Showtime’s new series about a woman living with multiple personalities, The United States of Tara, soon will be a hot topic of discussion. As someone who has been diagnosed with and lives with Dissociative Identity Disorder (DID) on a daily basis, I am thrilled to see a serious and also humorous dramatization of what living with DID is like, and I am looking forward to watching the plot develop. Showtime also provides links to credible and insightful websites relating to DID. I strongly recommend that anyone interested in this show explore these web sites with an open mind.
Dissociative identity disorder is not as rare as one would expect. Dr. Richard Kluft, the show’s psychiatric consultant, explains, “there are many DID patients that are so subtle and so disguised that their spouses, their co-workers, their friends don’t notice anything amiss for years and years and years and some are…over the top.” Tara is certainly “over the top.” Nonetheless Toni Collette’s portrayal of Tara accurately depicts the emotional experience of DID.
Most of us with DID do not have alters that appear as extreme as Tara’s. While our friends, family, or co-workers may find us moody and forgetful, rarely would they consider the possibility that we have DID/MPD. I prefer the term “multiple personality” to “dissociative identity disorder.” I tend to use the terms interchangeably, but for me, multiple feels right.
Every multiple has an intricate system connecting her alters, emotions, and awareness. Discovering how this system works is the challenge of recovery. Becoming aware of my various personalities has often been painful and occasionally paralyzing. On the other hand, DID has a positive side, one which I am having trouble letting go of.
Without a doubt I have accomplished a great deal because of — rather, in spite of — my ability to dissociate into various personalities. For example, I am fully capable of watching television, reading a book, and writing a lesson plan simultaneously. Throw in answering the nonstop questions of a toddler or five-year-old, and still, on a good day, I can do it all. Test me later on any of these activities and I will remember the details of them all — at least as long as I have access to the various parts of me who had participated.
About a year ago, someone I know (who has no idea I have DID) commented that it must be awfully strange to have multiple personalities and actually believe you are more than one person. The problem people with DID have, though, is not that they mistakenly believe they are more than one person, but that they literally have more than one “personality.” Because of the way DID rewires a person’s brain, it’s possible to suffer from the disorder for years and not even know it.

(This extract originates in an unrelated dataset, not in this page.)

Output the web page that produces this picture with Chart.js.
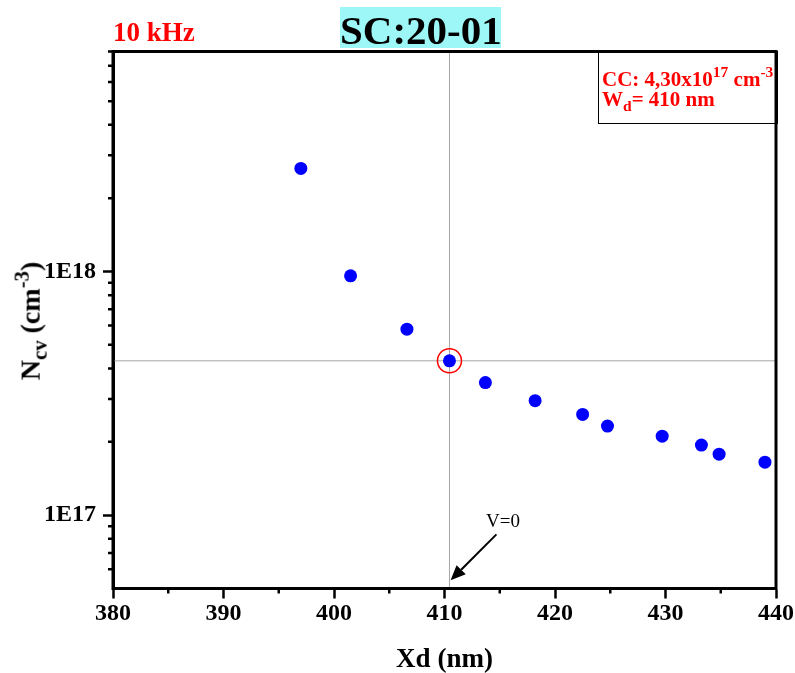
<!DOCTYPE html>
<html><head><meta charset="utf-8">
<script src="https://cdn.jsdelivr.net/npm/chart.js@4"></script>
<style>
html,body{margin:0;padding:0;background:#fff;}
#wrap{position:relative;width:795px;height:673px;overflow:hidden;}
canvas{position:absolute;left:0;top:0;}
.t{position:absolute;font-family:"Liberation Serif","Times New Roman",serif;font-weight:bold;white-space:nowrap;line-height:1;}
#freq{left:113px;top:19px;font-size:27px;color:#ff0000;}
#tbox{position:absolute;left:340px;top:7px;width:161px;height:41px;background:#9ef7f7;}
#title{left:340px;width:161px;text-align:center;top:10px;font-size:41px;color:#000;}
#box{position:absolute;left:598px;top:51px;width:178px;height:71px;border:1px solid #000;}
#l1{left:602px;top:64px;font-size:21px;color:#ff0000;}
#l2{left:602px;top:89px;font-size:21px;color:#ff0000;}
sup{font-size:0.74em;vertical-align:0.55em;}
sub{font-size:0.74em;vertical-align:-0.32em;}
#ytitle{left:31px;top:321px;font-size:28px;color:#000;transform:translate(-50%,-50%) rotate(-90deg);}
</style></head><body>
<div id="wrap">
<canvas id="c" width="795" height="673"></canvas>
<div class="t" id="freq">10 kHz</div>
<div id="tbox"></div>
<div class="t" id="title">SC:20-01</div>
<div id="box"></div>
<div class="t" id="l1">CC: 4,30x10<sup>17</sup> cm<sup>-3</sup></div>
<div class="t" id="l2">W<sub>d</sub>= 410 nm</div>
<div class="t" id="ytitle">N<sub>cv</sub> (cm<sup>-3</sup>)</div>
</div>
<script>
// ---- data ----
const xd  = [397.0, 401.5, 406.6, 410.45, 413.7, 418.2, 422.5, 424.75, 429.7, 433.25, 434.85, 439.0];
const ncv = [2.65e18, 9.6e17, 5.8e17, 4.3e17, 3.5e17, 2.95e17, 2.59e17, 2.32e17, 2.11e17, 1.94e17, 1.78e17, 1.65e17];
const wdValue = 410.45;      // crosshair Xd (nm)
const ccValue = 4.30e17;     // crosshair N (cm-3)
const xMin = 380, xMax = 440, xStep = 10;
const xMinorTicks = [385, 395, 405, 415, 425, 435];
const yMin = 5e16, yMax = 8e18;
const yTickValues = [1e17, 1e18];
const yTickLabels = ['1E17', '1E18'];
const yMinorTicks = [6e16, 7e16, 8e16, 9e16, 2e17, 3e17, 4e17, 5e17, 6e17, 7e17, 8e17, 9e17, 2e18, 3e18, 4e18, 5e18, 6e18, 7e18, 8e18];
const arrowFrom = {x: 414.7, y: 8.34e16};
const arrowTo   = {x: 410.55, y: 5.4e16};
const arrowText = {x: 415.3, y: 9.4e16, text: 'V=0'};

const points = xd.map((v, i) => ({x: v, y: ncv[i]}));
const SERIF = '"Liberation Serif","Times New Roman",serif';

const decor = {
  id: 'decor',
  afterDraw(chart) {
    const {ctx, chartArea: a, scales: {x, y}} = chart;
    ctx.save();
    ctx.strokeStyle = '#000';
    ctx.lineWidth = 2.5;
    ctx.beginPath();
    xMinorTicks.forEach(v => { const px = x.getPixelForValue(v); ctx.moveTo(px, a.bottom); ctx.lineTo(px, a.bottom + 5); });
    yMinorTicks.forEach(v => { const py = y.getPixelForValue(v); ctx.moveTo(a.left - 5, py); ctx.lineTo(a.left, py); });
    ctx.stroke();
    ctx.lineWidth = 3;
    ctx.strokeRect(a.left, a.top, a.right - a.left, a.bottom - a.top);
    // arrow
    const x0 = x.getPixelForValue(arrowFrom.x), y0 = y.getPixelForValue(arrowFrom.y);
    const x1 = x.getPixelForValue(arrowTo.x), y1 = y.getPixelForValue(arrowTo.y);
    const ang = Math.atan2(y1 - y0, x1 - x0);
    const hl = 15, hw = 6.5;
    const bx = x1 - hl * Math.cos(ang), by = y1 - hl * Math.sin(ang);
    ctx.lineWidth = 2;
    ctx.beginPath(); ctx.moveTo(x0, y0); ctx.lineTo(bx, by); ctx.stroke();
    ctx.fillStyle = '#000';
    ctx.beginPath();
    ctx.moveTo(x1, y1);
    ctx.lineTo(bx + hw * Math.sin(ang), by - hw * Math.cos(ang));
    ctx.lineTo(bx - hw * Math.sin(ang), by + hw * Math.cos(ang));
    ctx.closePath(); ctx.fill();
    ctx.font = '19px ' + SERIF;
    ctx.textAlign = 'center'; ctx.textBaseline = 'middle';
    ctx.fillText(arrowText.text, x.getPixelForValue(arrowText.x), y.getPixelForValue(arrowText.y));
    ctx.restore();
  }
};

new Chart(document.getElementById('c'), {
  type: 'scatter',
  data: {
    datasets: [
      {data: points, pointRadius: 6.5, pointHoverRadius: 6.5, backgroundColor: '#0000ff', borderWidth: 0, order: 0},
      {data: [{x: wdValue, y: ccValue}], pointRadius: 12, pointHoverRadius: 12, backgroundColor: 'rgba(0,0,0,0)', borderColor: '#ff0000', borderWidth: 1.5, order: 1},
      {type: 'line', data: [{x: wdValue, y: yMin}, {x: wdValue, y: yMax}], showLine: true, borderColor: '#a6a6a6', borderWidth: 1, pointRadius: 0, order: 2},
      {type: 'line', data: [{x: xMin, y: ccValue}, {x: xMax, y: ccValue}], showLine: true, borderColor: '#a6a6a6', borderWidth: 1, pointRadius: 0, order: 2}
    ]
  },
  options: {
    responsive: false, animation: false, devicePixelRatio: 1,
    layout: {padding: {top: 51.5, right: 18, bottom: 0, left: 0}},
    plugins: {legend: {display: false}, tooltip: {enabled: false}},
    scales: {
      x: {
        type: 'linear', position: 'bottom', min: xMin, max: xMax,
        ticks: {stepSize: xStep, color: '#000', font: {family: SERIF, weight: 'bold', size: 24}, padding: 1, maxRotation: 0},
        grid: {drawOnChartArea: false, drawTicks: true, tickLength: 10, tickWidth: 2.5, tickColor: '#000'},
        border: {display: true, width: 3, color: '#000'},
        title: {display: true, text: 'Xd (nm)', color: '#000', font: {family: SERIF, weight: 'bold', size: 27}, padding: {top: 0, bottom: -3}},
        afterFit(s) { s.height = 84.5; }
      },
      y: {
        type: 'logarithmic', position: 'left', min: yMin, max: yMax,
        afterBuildTicks(s) { s.ticks = yTickValues.map(v => ({value: v, major: true})); },
        ticks: {color: '#000', font: {family: SERIF, weight: 'bold', size: 24}, padding: 7,
          callback: (v) => { const i = yTickValues.indexOf(v); return i >= 0 ? yTickLabels[i] : ''; }},
        grid: {drawOnChartArea: false, drawTicks: true, tickLength: 10, tickWidth: 2.5, tickColor: '#000'},
        border: {display: true, width: 3, color: '#000'},
        afterFit(s) { s.width = 113; }
      }
    }
  },
  plugins: [decor]
});
</script>
</body></html>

The Heart of Dissociative Identity Disorder
The heart of dissociative identity disorder lies not in personality, but in memory. DID is not an organic or chemical disorder but a creative coping mechanism that protects us from recalling trauma and terror experienced in the past. Unfortunately, this memory loss expands beyond just a particular incident or series of traumatic events.
A person with DID may find herself in the middle of a shopping mall with no idea how she got there. I remember finding clothes in my closet that I knew were not mine. I had definitely not bought them. Yet, they were my size. They were there. They certainly didn’t belong to my husband. That was terrifying. What if I had a brain tumor? Maybe it was early-onset Alzheimer’s? Maybe I was hallucinating? Or maybe I just forgot I bought them. Always I could convince myself I had just “forgotten” and then forget what I was so worried about. I would feel distracted and suddenly have to write or work out or watch TV or take a nap. Once I was accurately diagnosed and began to understand how my system worked, I understood that my memory gaps were the result of my “switching“ to different alters.